- **What is required**
Retype the lines beneath this one, from the first through the line containing "import plotly.graph_objects as go". Pictures are left out.
★ ★ ★ ★ ★ ★ ★
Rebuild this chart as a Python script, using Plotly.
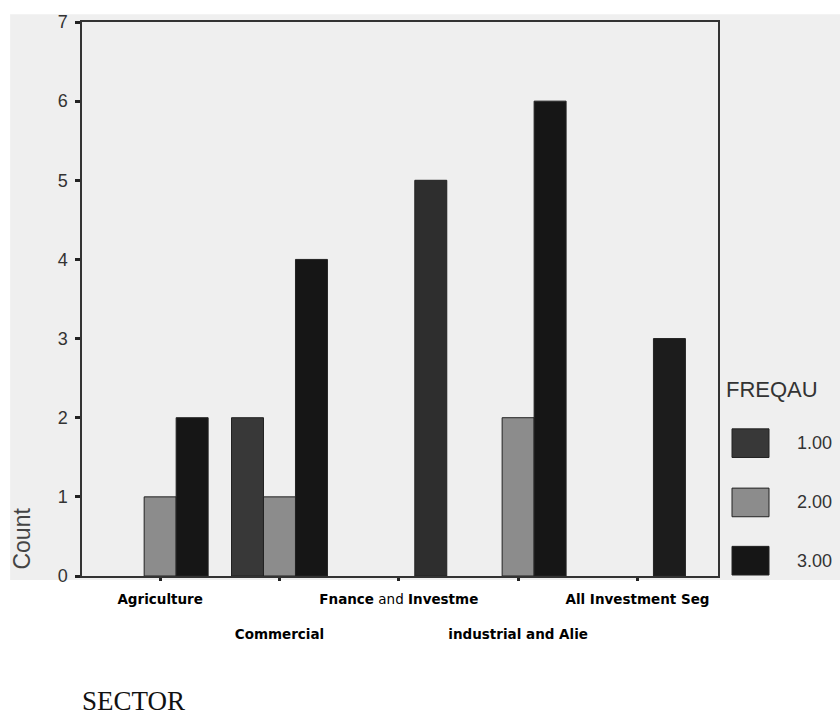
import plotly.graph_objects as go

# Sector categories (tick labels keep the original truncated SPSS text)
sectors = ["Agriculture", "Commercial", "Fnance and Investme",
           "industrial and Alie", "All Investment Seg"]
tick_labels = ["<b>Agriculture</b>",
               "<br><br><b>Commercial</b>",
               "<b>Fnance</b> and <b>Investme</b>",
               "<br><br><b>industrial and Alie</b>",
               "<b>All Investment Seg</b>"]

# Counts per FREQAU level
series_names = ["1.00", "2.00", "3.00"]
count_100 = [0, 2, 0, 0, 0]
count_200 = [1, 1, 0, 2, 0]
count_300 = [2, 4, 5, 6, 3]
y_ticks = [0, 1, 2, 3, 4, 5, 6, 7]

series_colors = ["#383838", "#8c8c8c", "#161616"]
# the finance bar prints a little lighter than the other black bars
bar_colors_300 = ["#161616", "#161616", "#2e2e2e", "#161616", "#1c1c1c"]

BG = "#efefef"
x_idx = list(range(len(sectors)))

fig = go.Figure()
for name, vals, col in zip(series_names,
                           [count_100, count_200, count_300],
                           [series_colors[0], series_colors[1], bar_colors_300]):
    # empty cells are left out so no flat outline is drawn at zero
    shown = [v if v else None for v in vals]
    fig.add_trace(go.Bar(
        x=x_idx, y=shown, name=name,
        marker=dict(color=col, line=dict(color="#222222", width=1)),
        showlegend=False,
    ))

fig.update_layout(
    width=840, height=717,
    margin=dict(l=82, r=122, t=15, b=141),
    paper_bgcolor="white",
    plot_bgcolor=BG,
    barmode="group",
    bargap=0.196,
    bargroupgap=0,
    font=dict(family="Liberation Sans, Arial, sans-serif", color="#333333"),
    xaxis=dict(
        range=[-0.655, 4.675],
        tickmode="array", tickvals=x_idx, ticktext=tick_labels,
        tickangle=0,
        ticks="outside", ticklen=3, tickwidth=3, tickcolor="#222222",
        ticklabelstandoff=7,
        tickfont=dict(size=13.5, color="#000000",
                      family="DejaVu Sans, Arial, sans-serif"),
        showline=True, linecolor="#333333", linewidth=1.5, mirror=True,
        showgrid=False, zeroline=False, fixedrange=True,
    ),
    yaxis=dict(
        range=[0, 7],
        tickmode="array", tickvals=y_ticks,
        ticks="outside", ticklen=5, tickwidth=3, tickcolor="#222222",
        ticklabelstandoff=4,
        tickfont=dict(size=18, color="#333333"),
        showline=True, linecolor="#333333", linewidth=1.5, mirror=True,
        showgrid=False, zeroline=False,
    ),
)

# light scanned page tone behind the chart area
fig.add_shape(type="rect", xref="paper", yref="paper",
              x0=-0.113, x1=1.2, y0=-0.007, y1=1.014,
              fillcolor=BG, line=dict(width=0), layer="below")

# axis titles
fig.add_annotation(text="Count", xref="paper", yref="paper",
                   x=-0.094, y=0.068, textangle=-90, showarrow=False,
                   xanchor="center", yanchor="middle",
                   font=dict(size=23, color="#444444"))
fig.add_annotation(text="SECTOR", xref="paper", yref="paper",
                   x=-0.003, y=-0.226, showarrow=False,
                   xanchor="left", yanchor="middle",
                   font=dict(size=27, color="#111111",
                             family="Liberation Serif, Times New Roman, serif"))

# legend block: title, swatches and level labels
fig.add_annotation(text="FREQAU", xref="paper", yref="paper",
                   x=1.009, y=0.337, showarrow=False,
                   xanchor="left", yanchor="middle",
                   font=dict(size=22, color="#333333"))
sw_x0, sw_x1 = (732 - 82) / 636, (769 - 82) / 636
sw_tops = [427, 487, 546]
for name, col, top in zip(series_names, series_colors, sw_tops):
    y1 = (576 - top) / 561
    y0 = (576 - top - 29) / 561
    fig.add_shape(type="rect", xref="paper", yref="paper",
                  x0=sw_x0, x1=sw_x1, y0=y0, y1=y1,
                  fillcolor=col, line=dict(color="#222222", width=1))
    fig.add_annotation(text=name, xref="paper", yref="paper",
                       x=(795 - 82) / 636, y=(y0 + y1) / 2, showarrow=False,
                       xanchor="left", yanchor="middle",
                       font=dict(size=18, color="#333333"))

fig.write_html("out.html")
★ ★ ★ ★ ★ ★ ★
- **Written answer**
Rebuild this chart as a Python script, using Plotly.
import plotly.graph_objects as go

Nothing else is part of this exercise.